Zaalani: France To Face 15 Questions About Its Crimes in Algeria
The President of the National Council for Human Rights, Abdelmadjid Zaalani, said that France must acknowledge its nuclear crimes in the Algerian Sahara before the UN Human Rights Council in Geneva next May. After being questioned about this issue, the list of countries demanding explanations about these crimes has expanded in conjunction with its appearance before the UN Human Rights Council during the Universal Periodic Review (UPR) session.
While supervising the work of a forum on 'Crimes of French colonialism resulting from nuclear tests and explosions in the Algerian desert in the balance of human rights standards', hosted on Sunday by the Faculty of Law of Djilali Liabés University in Sidi Bel Abbés (western Algeria), Zaalani explained that the UN Council for Human Rights in Geneva is the largest international human rights institution affiliated with the United Nations, directly questioned France last September about the nuclear explosions it carried out in the city of Reggane and the neighbouring desert areas in southern Algeria.
Adding that the three rapporteurs of the UN Human Rights Council, the first in charge of the elderly, his colleague in charge of justice and truth, and the third in charge of nuclear tests and their effects on humans and the environment, directed more than 15 questions to France about its crimes resulting from the atomic explosions it committed in the region. France must answer all of them and thus acknowledge its crimes by next May, the speaker added, which is the date set by the UNHR Council for France to comply with accountability during the Universal Periodic Review.
Zaalani explained on this occasion that it would be an opportunity to force France to admit that it carried out nuclear explosions and not just tests, to provide a map of these explosions and to commit to cleaning up the nuclear pollution that has occurred so far in the region due to the shifting sands while compensating all those affected in the Algerian desert.

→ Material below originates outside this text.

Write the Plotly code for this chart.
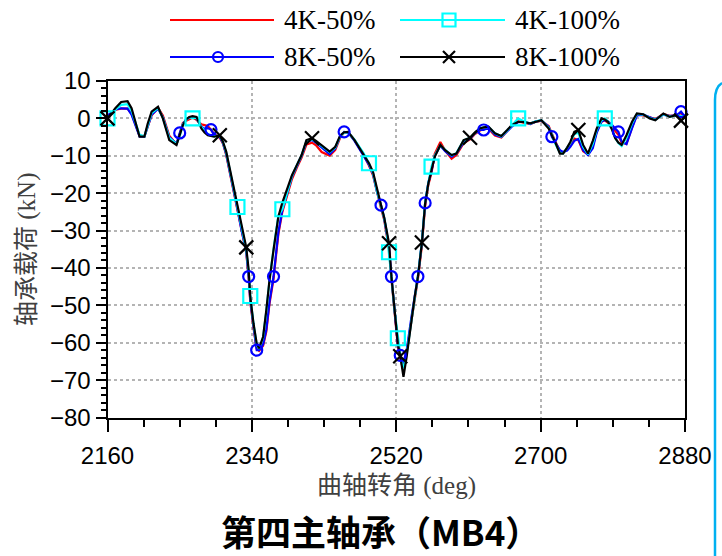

Zallani stressed that the so-called Morin Law in France, issued on January 5, 2010, granted the right to compensation to only two people, due to the impossible conditions it set to deprive all those affected of their right to compensation, including the condition that the affected person be a resident of that area and still is, and prove that the damages he/she suffered were caused by nuclear tests, and today it is trying to remedy that through a draft law that has been under discussion since 2021, according to the same source.